A second challenge, by Morgan Drexen Inc., is pending in federal court in California. The bureau has accused the company, which works with law firms to provide debt-relief services to consumers, of charging illegal fees. The company replies that the CFPB is “a super agency uniquely insulated from political accountability” whose structure violates the Constitution.


Hedge fund billionaire Raj Rajaratnam’s top-flight lawyers — including Akin Gump Strauss Hauer & Feld partner Patricia Millett — couldn’t convince a federal appeals court to undo the longest prison sentence yet imposed for insider trading. The U.S. Court of Appeals for the Second Circuit on June 24 upheld Rajaratnam’s conviction — and 11-year prison term — in the face of a challenge rooted in wiretap evidence. Millett said the ruling “involves a significant expansion of the use of wiretaps,” but the en banc Second Circuit refused to review the case. It marked another notch in the belt for U.S. Attorney Preet Bharara and Assistant U.S. Attorney Andrew Fish, who argued the appeal. Fish in April joined Locke Lord in New York as a partner in the white-collar and internal investigations practice.

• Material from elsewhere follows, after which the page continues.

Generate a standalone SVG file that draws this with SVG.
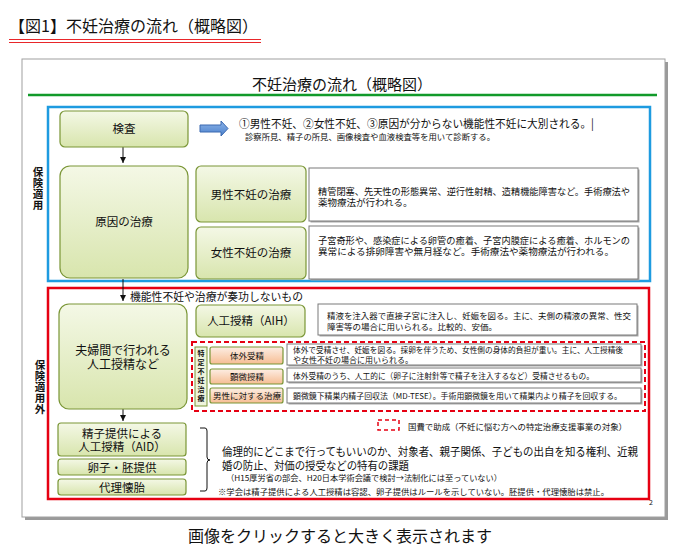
<svg xmlns="http://www.w3.org/2000/svg" width="690" height="550" viewBox="0 0 690 550">
<style>
text{font-family:"Noto Sans CJK JP","Noto Sans CJK SC",sans-serif;fill:#111}
.node{fill:url(#gGreen);stroke:#7a9636;stroke-width:1.2}
.orange{fill:url(#gOrange);stroke:#7a9636;stroke-width:1.2}
.desc{fill:#fff;stroke:#7a7a7a;stroke-width:1}
.shadow{fill:#a8a8a8}
.lbl{font-size:11.5px;text-anchor:middle}
.d{font-size:9.5px}
.s{font-size:8px}
.side{font-size:10.5px;font-weight:bold;writing-mode:vertical-rl;letter-spacing:0.5px}
.conn{stroke:#111;stroke-width:1;fill:none;marker-end:url(#ah)}
</style>
<defs>
<linearGradient id="gGreen" x1="0" y1="0" x2="0" y2="1">
<stop offset="0" stop-color="#f4f8e6"/><stop offset="1" stop-color="#d8e5ad"/>
</linearGradient>
<linearGradient id="gOrange" x1="0" y1="0" x2="0" y2="1">
<stop offset="0" stop-color="#fdeee4"/><stop offset="1" stop-color="#f6bd93"/>
</linearGradient>
<linearGradient id="gBlue" x1="0" y1="0" x2="0" y2="1">
<stop offset="0" stop-color="#8db4e8"/><stop offset="1" stop-color="#4a80cc"/>
</linearGradient>
<marker id="ah" markerWidth="8" markerHeight="8" refX="6" refY="3" orient="auto" markerUnits="userSpaceOnUse">
<path d="M0,0 L6,3 L0,6 Z" fill="#111"/>
</marker>
</defs>
<rect width="690" height="550" fill="#fff"/>

<g id="pageTitle">
<text x="9" y="32" style="font-size:16px">【図1】不妊治療の流れ（概略図）</text>
<line x1="9" y1="39.5" x2="261" y2="39.5" stroke="#e8262a" stroke-width="1"/>
<line x1="9" y1="42.5" x2="261" y2="42.5" stroke="#e8262a" stroke-width="1"/>
</g>

<g id="frame">
<rect x="25" y="62" width="643" height="458" fill="#9a9a9a"/>
<rect x="22" y="59" width="643" height="458" fill="#fff" stroke="#a0a0a0" stroke-width="1"/>
<text x="342" y="90" style="font-size:15px" text-anchor="middle">不妊治療の流れ（概略図）</text>
<line x1="28" y1="95" x2="657" y2="95" stroke="#119a2a" stroke-width="2.5"/>
<text x="649" y="505" style="font-size:7px">2</text>
</g>

<g id="insured">
<rect x="48" y="107" width="602" height="174" fill="none" stroke="#1e9be0" stroke-width="2.5"/>
<text class="side" x="38" y="166.5">保険適用</text>
</g>
<g id="uninsured">
<rect x="48" y="288" width="601" height="211" fill="none" stroke="#e60012" stroke-width="2.5"/>
<text class="side" x="40" y="359.5">保険適用外</text>
</g>

<g id="connectors">
<line class="conn" x1="123" y1="147" x2="123" y2="163"/>
<line class="conn" x1="123" y1="279" x2="123" y2="301"/>
<line class="conn" x1="123" y1="409" x2="123" y2="421"/>
<path d="M200,125 H221 V121 L228,128.5 L221,136 V132 H200 Z" fill="url(#gBlue)" stroke="#3a68b0" stroke-width="1"/>
<path d="M200,428 H205 Q207,428 207,431 V457 Q207,460 210,460 Q207,460 207,463 V488 Q207,491 205,491 H200" fill="none" stroke="#111" stroke-width="1"/>
</g>

<g id="kensa">
<rect class="node" x="60" y="111" width="128" height="36" rx="5"/>
<text class="lbl" x="124" y="133">検査</text>
</g>
<g id="kensaText">
<text x="239" y="128" style="font-size:11.5px" textLength="355" lengthAdjust="spacingAndGlyphs">①男性不妊、②女性不妊、③原因が分からない機能性不妊に大別される。|</text>
<text x="245" y="140" class="s" textLength="250" lengthAdjust="spacingAndGlyphs">診察所見、精子の所見、画像検査や血液検査等を用いて診断する。</text>
</g>

<g id="genin">
<rect class="node" x="60" y="166" width="128" height="112" rx="10"/>
<text class="lbl" x="124" y="226">原因の治療</text>
</g>
<g id="dansei">
<rect class="node" x="196" y="166" width="110" height="56" rx="5"/>
<text class="lbl" x="251" y="199">男性不妊の治療</text>
</g>
<g id="josei">
<rect class="node" x="196" y="227" width="110" height="52" rx="5"/>
<text class="lbl" x="251" y="257">女性不妊の治療</text>
</g>
<g id="danseiDesc">
<rect class="shadow" x="310.5" y="169.5" width="329" height="53"/>
<rect class="desc" x="309" y="168" width="329" height="53"/>
<text class="d" x="318" y="195" textLength="312" lengthAdjust="spacingAndGlyphs">精管閉塞、先天性の形態異常、逆行性射精、造精機能障害など。手術療法や</text>
<text class="d" x="318" y="206">薬物療法が行われる。</text>
</g>
<g id="joseiDesc">
<rect class="shadow" x="310.5" y="227.5" width="329" height="53"/>
<rect class="desc" x="309" y="226" width="329" height="53"/>
<text class="d" x="318" y="244" textLength="312" lengthAdjust="spacingAndGlyphs">子宮奇形や、感染症による卵管の癒着、子宮内膜症による癒着、ホルモンの</text>
<text class="d" x="318" y="255" textLength="296" lengthAdjust="spacingAndGlyphs">異常による排卵障害や無月経など。手術療法や薬物療法が行われる。</text>
</g>

<text x="130" y="301" style="font-size:11px" textLength="173" lengthAdjust="spacingAndGlyphs">機能性不妊や治療が奏功しないもの</text>

<g id="fuufu">
<rect class="node" x="59" y="304" width="128" height="105" rx="10"/>
<text class="lbl" style="font-size:12px" x="123" y="355">夫婦間で行われる</text>
<text class="lbl" style="font-size:12px" x="123" y="369">人工授精など</text>
</g>
<g id="aih">
<rect class="node" x="196" y="305" width="109" height="32" rx="5"/>
<text class="lbl" x="251" y="325">人工授精（AIH）</text>
</g>
<g id="aihDesc">
<rect class="shadow" x="319.5" y="305.5" width="319" height="31"/>
<rect class="desc" x="318" y="304" width="319" height="31"/>
<text class="s" style="font-size:8.5px" x="327" y="319" textLength="304" lengthAdjust="spacingAndGlyphs">精液を注入器で直接子宮に注入し、妊娠を図る。主に、夫側の精液の異常、性交</text>
<text class="s" style="font-size:8.5px" x="327" y="330">障害等の場合に用いられる。比較的、安価。</text>
</g>

<g id="tokutei">
<rect x="192" y="342" width="453" height="69" fill="none" stroke="#e60012" stroke-width="2" stroke-dasharray="5,3"/>
<rect x="195" y="347" width="12" height="59" fill="#eef4dc" stroke="#7a9636" stroke-width="1"/>
<text x="201" y="349.5" style="font-size:7px;font-weight:bold;writing-mode:vertical-rl;letter-spacing:2px">特定不妊治療</text>
</g>
<g id="taigai">
<rect class="orange" x="210" y="347" width="73" height="17" rx="2"/>
<text class="lbl" style="font-size:8.5px" x="247" y="359">体外受精</text>
<rect class="shadow" x="288.5" y="345.5" width="354" height="21"/>
<rect class="desc" x="287" y="344" width="354" height="21"/>
<text class="s" x="293" y="353" textLength="330" lengthAdjust="spacingAndGlyphs">体外で受精させ、妊娠を図る。採卵を伴うため、女性側の身体的負担が重い。主に、人工授精後</text>
<text class="s" x="293" y="363">や女性不妊の場合に用いられる。</text>
</g>
<g id="kenbi">
<rect class="orange" x="210" y="369" width="73" height="15" rx="2"/>
<text class="lbl" style="font-size:8.5px" x="247" y="380">顕微授精</text>
<rect class="shadow" x="288.5" y="369.5" width="354" height="14"/>
<rect class="desc" x="287" y="368" width="354" height="14"/>
<text class="s" x="293" y="379" textLength="301" lengthAdjust="spacingAndGlyphs">体外受精のうち、人工的に（卵子に注射針等で精子を注入するなど）受精させるもの。</text>
</g>
<g id="danseiChiryo">
<rect class="orange" x="210" y="388" width="73" height="15" rx="2"/>
<text class="lbl" style="font-size:8.5px" x="247" y="399">男性に対する治療</text>
<rect class="shadow" x="288.5" y="389.5" width="354" height="15"/>
<rect class="desc" x="287" y="388" width="354" height="15"/>
<text class="s" x="293" y="399" textLength="329" lengthAdjust="spacingAndGlyphs">顕微鏡下精巣内精子回収法（MD-TESE）。手術用顕微鏡を用いて精巣内より精子を回収する。</text>
</g>

<g id="legend">
<rect x="378" y="420" width="21" height="10" fill="none" stroke="#e60012" stroke-width="1.5" stroke-dasharray="4,3"/>
<text x="408" y="430" style="font-size:8.5px" textLength="219" lengthAdjust="spacingAndGlyphs">国費で助成（不妊に悩む方への特定治療支援事業の対象）</text>
</g>

<g id="aid">
<rect class="node" x="58" y="423" width="128" height="33" rx="3"/>
<text class="lbl" style="font-size:11.5px" x="122" y="438">精子提供による</text>
<text class="lbl" style="font-size:11.5px" x="122" y="451">人工授精（AID）</text>
</g>
<g id="ranshi">
<rect class="node" x="58" y="459" width="128" height="16" rx="3"/>
<text class="lbl" style="font-size:11.5px" x="122" y="471.5">卵子・胚提供</text>
</g>
<g id="dairi">
<rect class="node" x="58" y="479" width="128" height="16" rx="3"/>
<text class="lbl" style="font-size:11.5px" x="122" y="491.5">代理懐胎</text>
</g>

<g id="rinri">
<text x="222" y="455.5" style="font-size:11.5px" textLength="416" lengthAdjust="spacingAndGlyphs">倫理的にどこまで行ってもいいのか、対象者、親子関係、子どもの出自を知る権利、近親</text>
<text x="222" y="470" style="font-size:11.5px" textLength="187" lengthAdjust="spacingAndGlyphs">婚の防止、対価の授受などの特有の課題</text>
<text x="226" y="480.5" class="s" textLength="276" lengthAdjust="spacingAndGlyphs">（H15厚労省の部会、H20日本学術会議で検討→法制化には至っていない）</text>
<text x="218" y="494.5" class="s" textLength="391" lengthAdjust="spacingAndGlyphs">※学会は精子提供による人工授精は容認、卵子提供はルールを示していない。胚提供・代理懐胎は禁止。</text>
</g>

<text x="340" y="542" style="font-size:16px" text-anchor="middle">画像をクリックすると大きく表示されます</text>
</svg>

There’s no quick escape for the Justice Department from the flap over Operation Fast and Furious, a botched gun sting in which federal agents allowed firearms to flow into Mexico. In October, U.S. District Judge Amy Berman Jackson refused to throw out the lawsuit the House Committee on Oversight and Government Reform filed to try to squeeze documents from Main Justice.

Jackson didn’t get to the merits of whether the House — which held Holder in contempt in 2012 over Fast and Furious — is entitled to the information. But she rejected the government’s argument that she has no say in the dispute. “In the Court’s view, endorsing the proposition that the executive may assert an unreviewable right to withhold materials from the legislature would offend the Constitution more than undertaking to resolve the specific dispute that has been presented here,” Jackson wrote. The case could be headed to the U.S. Court of Appeals for the D.C. Circuit in the new year.